You're missing a crucial parameter, which is how often you think your system goes out of control.
You want a high Pr(problem|alert) but also want a high Pr(alert|problem), the trade-off you choose between them depends on how often you expect problems to occur. If they are rare then you want false positives to be rare. If problems are frequent then false positives can happen more often without affecting Pr(problem|alert) so much.
Thanks for this. Rule 5 immediately stood out to me as a high error source, and I came to the comments hoping someone had done the actual math.
My guess is that positives from these rules would be logged rather than immediately reacted to. If over 1000 detections you break each rule at about the expected rate, all is well. If you break a few rules well outside of expectation, it raises some questions.
I guess that's the idea. If you are manually sampling a process, or looking into a graph manually created by somebody else, you shouldn't see two rules broken on the same day.
Of course, nowadays we can get so much data that we can create a procedure where an event with 10^-3 chance is seen several times a day.
This is not about simulation tests, but more likely about industrial processes.

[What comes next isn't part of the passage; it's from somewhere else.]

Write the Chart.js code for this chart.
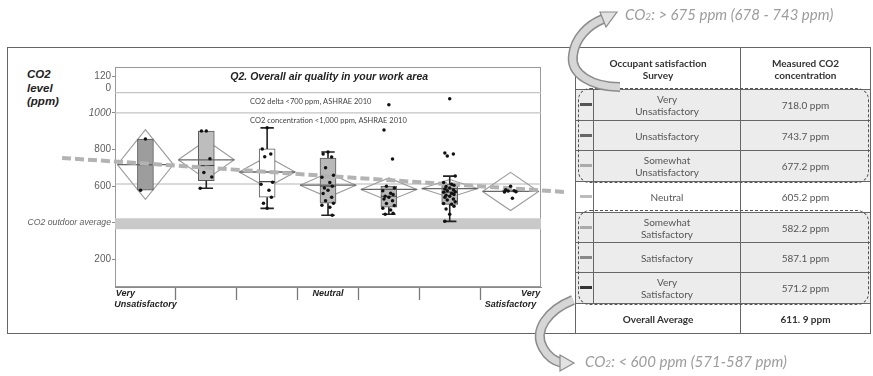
<!DOCTYPE html>
<html>
<head>
<meta charset="utf-8">
<script src="https://cdn.jsdelivr.net/npm/chart.js@4.4.0/dist/chart.umd.min.js"></script>
<style>
  html, body { margin: 0; padding: 0; background: #fff; }
  #wrap { position: relative; width: 873px; height: 376px; overflow: hidden; font-family: Lato, "Open Sans", sans-serif; }
  #frame { position: absolute; left: 7px; top: 47px; width: 569px; height: 287px; border: 1.5px solid #666; box-sizing: border-box; }
  #ytitle { position: absolute; left: 27px; top: 68px; font: bold italic 11.5px "Liberation Sans", Arial, sans-serif; line-height: 13.5px; color: #222; }
  #chartBox { position: absolute; left: 0; top: 0; width: 873px; height: 376px; }
  #tbl { position: absolute; left: 575px; top: 47px; width: 296px; height: 287px; border-collapse: collapse; table-layout: fixed; border: 1.5px solid #555; color: #555; font-size: 10px; }
  #tbl td, #tbl th { border: 1px solid #666; text-align: center; padding: 0; line-height: 12px; }
  #tbl th { font-weight: bold; color: #333; height: 41px; }
  #tbl tr.sh td { background: #ececec; }
  #tbl td.mk { position: relative; }
  #tbl td.mk span { position: absolute; left: 4px; top: 50%; width: 12px; height: 3px; margin-top: -2px; }
  #tbl tr.tot td { font-weight: bold; color: #333; }
  .grp { position: absolute; left: 578px; width: 291px; border: 1.5px dashed #555; border-radius: 12px; box-sizing: border-box; }
  .note { position: absolute; font: italic 15px Lato, sans-serif; color: #9c9c9c; white-space: nowrap; }
  .note small { font-size: 10px; }
  svg { position: absolute; left: 0; top: 0; }
</style>
</head>
<body>
<div id="wrap">
  <div id="frame"></div>
  <div id="ytitle">CO2<br>level<br>(ppm)</div>
  <div id="chartBox"><canvas id="c" width="873" height="376"></canvas></div>
  <table id="tbl">
    <colgroup><col style="width:18px"><col style="width:147px"><col></colgroup>
    <thead><tr><th colspan="2">Occupant satisfaction<br>Survey</th><th>Measured CO2<br>concentration</th></tr></thead>
    <tbody id="rows"></tbody>
  </table>
  <div class="grp" style="top:88px;height:95px"></div>
  <div class="grp" style="top:210px;height:95px"></div>
  <div class="note" style="left:625px;top:5px">CO<small>2</small>: &gt; 675 ppm (678 - 743 ppm)</div>
  <div class="note" style="left:585px;top:352px">CO<small>2</small>: &lt; 600 ppm (571-587 ppm)</div>
  <svg width="873" height="376">
    <path d="M620,87 C592,87 570,74 573,55 C575,38 588,25 603,19" fill="none" stroke="#8c8c8c" stroke-width="10"/>
    <path d="M620,87 C592,87 570,74 573,55 C575,38 588,25 603,19" fill="none" stroke="#d6d6d6" stroke-width="7"/>
    <polygon points="600,12 617,12 606,27" fill="#e2e2e2" stroke="#8c8c8c" stroke-width="1.2"/>
    <path d="M573,300 C548,310 533,330 543,348 C548,357 554,361 562,363" fill="none" stroke="#8c8c8c" stroke-width="10"/>
    <path d="M573,300 C548,310 533,330 543,348 C548,357 554,361 562,363" fill="none" stroke="#d6d6d6" stroke-width="7"/>
    <polygon points="560,355 574,363 560,371" fill="#e2e2e2" stroke="#8c8c8c" stroke-width="1.2"/>
  </svg>
</div>
<script>
// Survey answer categories (x axis) and their measured CO2 means (ppm)
const categories = ['Very Unsatisfactory', 'Unsatisfactory', 'Somewhat Unsatisfactory', 'Neutral',
                    'Somewhat Satisfactory', 'Satisfactory', 'Very Satisfactory'];
const meanCO2 = [718.0, 743.7, 677.2, 605.2, 582.2, 587.1, 571.2];
const overallMean = 611.9;

// 95% confidence half-heights of the means diamonds (ppm)
const diamondHalf = [190, 107, 85, 66, 63, 49, 104];

// Box plot statistics per category (ppm)
const whiskerLow  = [578, 589, 479, 441, 447, 408, 568];
const boxQ1       = [578, 630, 540, 507, 485, 501, 568];
const boxMedian   = [718, 712, 625, 600, 545, 567, 573];
const boxQ3       = [857, 901, 803, 753, 600, 611, 580];
const whiskerHigh = [857, 901, 918, 786, 600, 655, 580];

// Individual office readings per category (ppm)
const ptsVeryUnsat     = [857, 578];
const ptsUnsat         = [901, 901, 750, 675, 650, 589];
const ptsSomewhatUnsat = [918, 803, 775, 760, 622, 611, 578, 540, 507, 479];
const ptsNeutral       = [786, 775, 759, 700, 660, 649, 620, 600, 590, 578, 560, 540, 520, 507, 496, 485, 441];
const ptsSomewhatSat   = [1044, 907, 748, 600, 590, 575, 562, 555, 545, 540, 530, 520, 505, 495, 480, 470, 452, 447];
const ptsSat           = [1077, 781, 775, 764, 655, 620, 611, 605, 598, 590, 585, 580, 575, 570, 567, 560, 555,
                          550, 545, 540, 530, 525, 515, 505, 501, 490, 475, 447, 408];
const ptsVerySat       = [600, 580, 575, 573, 570, 568, 534];
const allPoints = [ptsVeryUnsat, ptsUnsat, ptsSomewhatUnsat, ptsNeutral, ptsSomewhatSat, ptsSat, ptsVerySat];

// Reference levels (ppm)
const ashraeLimit = 1000;
const ashraeDelta = 1110;
const outdoorAvg = 395;

// Trend across the categories (x in category units, y in ppm)
const trendX = [-0.37, 7.89];
const trendY = [754, 568];

// Axis ticks
const yTickValues = [200, 400, 600, 800, 1000, 1200];
const yTickLabels = ['200', 'CO2 outdoor average', '600', '800', '1000', ['', '120', '0']];
const xTickLabels = [['Very                ', 'Unsatisfactory'], '', '', 'Neutral', '', '', ['                Very', 'Satisfactory']];

const chartTitle = 'Q2. Overall air quality in your work area';
const deltaLabel = 'CO2 delta <700 ppm, ASHRAE 2010';
const limitLabel = 'CO2 concentration <1,000 ppm, ASHRAE 2010';

// Styling
const boxFill = ['#9d9d9d', '#bdbdbd', '#ffffff', '#b9b9b9', '#b9b9b9', '#b9b9b9', '#cfcfcf'];
const markColors = ['#555', '#666', '#aaa', '#bbb', '#aaa', '#888', '#333'];
const shadedRows = [true, true, true, false, true, true, true];
const jitter = [0, -0.08, 0.06, -0.04, 0.09, -0.1, 0.03, 0.07, -0.06];
const DW = 0.46;   // diamond half width, category units
const BW = 0.13;   // median line half width
const CW = 0.11;   // whisker cap half width

// ---- table ----
const tbody = document.getElementById('rows');
const rowH = [31, 30, 31, 31, 30, 30, 31];
categories.forEach((c, i) => {
  const tr = document.createElement('tr');
  if (shadedRows[i]) tr.className = 'sh';
  tr.style.height = rowH[i] + 'px';
  tr.innerHTML = '<td class="mk"><span style="background:' + markColors[i] + '"></span></td>' +
                 '<td>' + c.replace(' ', '<br>') + '</td>' +
                 '<td>' + meanCO2[i].toFixed(1) + ' ppm</td>';
  tbody.appendChild(tr);
});
const tot = document.createElement('tr');
tot.className = 'tot';
tot.innerHTML = '<td colspan="2">Overall Average</td><td>' + overallMean.toFixed(1).replace('.', '. ') + ' ppm</td>';
tbody.appendChild(tot);

// ---- chart data built from the arrays ----
const GAP = x => ({ x, y: null });
const pos = i => i + 1;

const refData = [
  { x: 0.5, y: ashraeLimit }, { x: 7.5, y: ashraeLimit }, GAP(7.5),
  { x: 0.5, y: ashraeDelta }, { x: 7.5, y: ashraeDelta }
];
const bandData = [{ x: 0.5, y: outdoorAvg }, { x: 7.5, y: outdoorAvg }];
const grandData = [{ x: 0.5, y: overallMean }, { x: 7.5, y: overallMean }];

const diamondData = [], meanLineData = [], whiskerData = [], medianData = [], pointData = [];
categories.forEach((c, i) => {
  const p = pos(i), m = meanCO2[i], h = diamondHalf[i];
  diamondData.push({ x: p - DW, y: m }, { x: p, y: m + h }, { x: p + DW, y: m }, { x: p, y: m - h }, { x: p - DW, y: m }, GAP(p));
  meanLineData.push({ x: p - DW, y: m }, { x: p + DW, y: m }, GAP(p));
  medianData.push({ x: p - BW, y: boxMedian[i] }, { x: p + BW, y: boxMedian[i] }, GAP(p));
  if (whiskerLow[i] < boxQ1[i]) {
    whiskerData.push({ x: p, y: boxQ1[i] }, { x: p, y: whiskerLow[i] }, GAP(p),
                     { x: p - CW, y: whiskerLow[i] }, { x: p + CW, y: whiskerLow[i] }, GAP(p));
  }
  if (whiskerHigh[i] > boxQ3[i]) {
    whiskerData.push({ x: p, y: boxQ3[i] }, { x: p, y: whiskerHigh[i] }, GAP(p),
                     { x: p - CW, y: whiskerHigh[i] }, { x: p + CW, y: whiskerHigh[i] }, GAP(p));
  }
  allPoints[i].forEach((v, j) => pointData.push({ x: p + jitter[j % jitter.length], y: v }));
});
const boxData = categories.map((c, i) => ({ x: pos(i), y: [boxQ1[i], boxQ3[i]] }));
const trendData = trendX.map((x, k) => ({ x, y: trendY[k] }));

const lineDs = (data, color, width, order, extra) => Object.assign({
  type: 'line', data, borderColor: color, borderWidth: width, pointRadius: 0,
  fill: false, tension: 0, spanGaps: false, order
}, extra || {});

// ---- plot frame and text drawn on the chart area ----
const plotText = {
  id: 'plotText',
  beforeDatasetsDraw(chart) {
    const { ctx, chartArea: a } = chart;
    ctx.save();
    ctx.strokeStyle = '#9a9a9a';
    ctx.lineWidth = 1;
    ctx.strokeRect(a.left + 0.5, a.top + 0.5, a.width - 1, a.height - 1);
    ctx.restore();
  },
  afterDatasetsDraw(chart) {
    const { ctx, chartArea: a, scales: { x, y } } = chart;
    ctx.save();
    ctx.fillStyle = '#222';
    ctx.font = 'bold italic 10.5px "Liberation Sans", Arial, sans-serif';
    ctx.textAlign = 'center';
    ctx.textBaseline = 'middle';
    ctx.fillText(chartTitle, x.getPixelForValue(4.02), a.top + 10);
    ctx.fillStyle = '#444';
    ctx.font = '7.5px Lato, sans-serif';
    ctx.textAlign = 'left';
    ctx.fillText(deltaLabel, x.getPixelForValue(2.72), y.getPixelForValue(ashraeDelta) + 9);
    ctx.fillText(limitLabel, x.getPixelForValue(2.72), y.getPixelForValue(ashraeLimit) + 8);
    ctx.restore();
  }
};

const xTickValues = [];
for (let v = 0.5; v <= 7.5; v += 0.5) xTickValues.push(v);

new Chart(document.getElementById('c'), {
  type: 'scatter',
  data: {
    datasets: [
      lineDs(refData, '#c4c4c4', 1.3, 10),
      lineDs(bandData, '#c9c9c9', 11, 9),
      lineDs(grandData, '#b5b5b5', 1.2, 8),
      lineDs(diamondData, '#9b9b9b', 1.1, 7),
      {
        type: 'bar', data: boxData, backgroundColor: boxFill, borderColor: '#5a5a5a',
        borderWidth: 1, borderSkipped: false, barThickness: 16, grouped: false, order: 6
      },
      lineDs(medianData, '#444', 1.2, 5),
      lineDs(whiskerData, '#222', 1.6, 4),
      lineDs(meanLineData, '#666', 1.3, 3),
      lineDs(trendData, '#b3b3b3', 4, 2, {
        clip: false, borderDash: [9, 4],
        pointRadius: [0, 5], pointStyle: 'triangle', rotation: 96,
        pointBackgroundColor: '#b3b3b3', pointBorderColor: '#b3b3b3'
      }),
      {
        type: 'scatter', data: pointData, pointRadius: 1.75, pointBackgroundColor: '#111',
        pointBorderWidth: 0, order: 1
      }
    ]
  },
  options: {
    responsive: false,
    animation: false,
    events: [],
    layout: { padding: { left: 10, top: 67, right: 332, bottom: 54 } },
    plugins: { legend: { display: false }, tooltip: { enabled: false }, title: { display: false } },
    scales: {
      x: {
        type: 'linear', min: 0.5, max: 7.5, offset: false,
        afterBuildTicks: s => { s.ticks = xTickValues.map(v => ({ value: v })); },
        afterFit: s => { s.height = 35; },
        border: { display: true, color: '#8a8a8a', width: 1 },
        grid: {
          offset: false, drawOnChartArea: false, tickLength: 13, tickWidth: 1.3,
          tickColor: c => (c.tick && c.tick.value % 1 !== 0 && c.tick.value > 0.5 && c.tick.value < 7.5) ? '#7a7a7a' : 'rgba(0,0,0,0)'
        },
        ticks: {
          autoSkip: false, maxRotation: 0, minRotation: 0, padding: -11.5,
          color: '#222',
          font: { family: '"Liberation Sans", Arial, sans-serif', size: 9, style: 'italic', weight: 'bold', lineHeight: 1.22 },
          callback: v => (v % 1 === 0 ? xTickLabels[v - 1] : '')
        }
      },
      y: {
        type: 'linear', min: 50, max: 1250,
        afterBuildTicks: s => { s.ticks = yTickValues.map(v => ({ value: v })); },
        afterFit: s => { s.width = 105; },
        border: { display: true, color: '#8a8a8a', width: 1 },
        grid: { drawOnChartArea: false, tickLength: 3, color: '#8a8a8a' },
        ticks: {
          padding: 1, color: '#5e5e5e',
          font: c => {
            const v = c.tick ? c.tick.value : 0;
            if (v === 400) return { family: '"Liberation Sans", Arial, sans-serif', size: 8.7, style: 'italic', lineHeight: 1.2 };
            if (v === 1000) return { family: '"Liberation Sans", Arial, sans-serif', size: 10, style: 'italic', lineHeight: 1.2 };
            return { family: '"Liberation Sans", Arial, sans-serif', size: 10, lineHeight: 1.2 };
          },
          callback: (v, i) => yTickLabels[i]
        }
      }
    }
  },
  plugins: [plotText]
});
</script>
</body>
</html>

If you are already paying $60K per year to your QA technicians, it does not matter if the rule fires once per hour or once per week. You want those guys to investigate every incident. Most of the times there will be false positives but every other month QA will catch enough minor defects to pay for itself. The real benefit though, is to catch the bigger multi-million-dollar-issues that come every other year.
For a first cut:
- Rule 1: 0.3% of samples are more than 3 standard deviations of the mean.
- Rule 2: 1/2^8 = 0.4% chance the previous 8 points were on the same side of the mean as the most recent one.
- Rule 5: 2.5% chance of being above 2sd on either side, 3 choose 2 is 3, 2 sides, so 0.375% of exactly 2. "2 or 3" is not much higher.
- Rule 6: More than 0.55%, if I've done my maths right.
- Rule 7: 0.3%
I guess you're going to get a lot of false positives if you're sampling reasonably frequently -- maybe one in 50?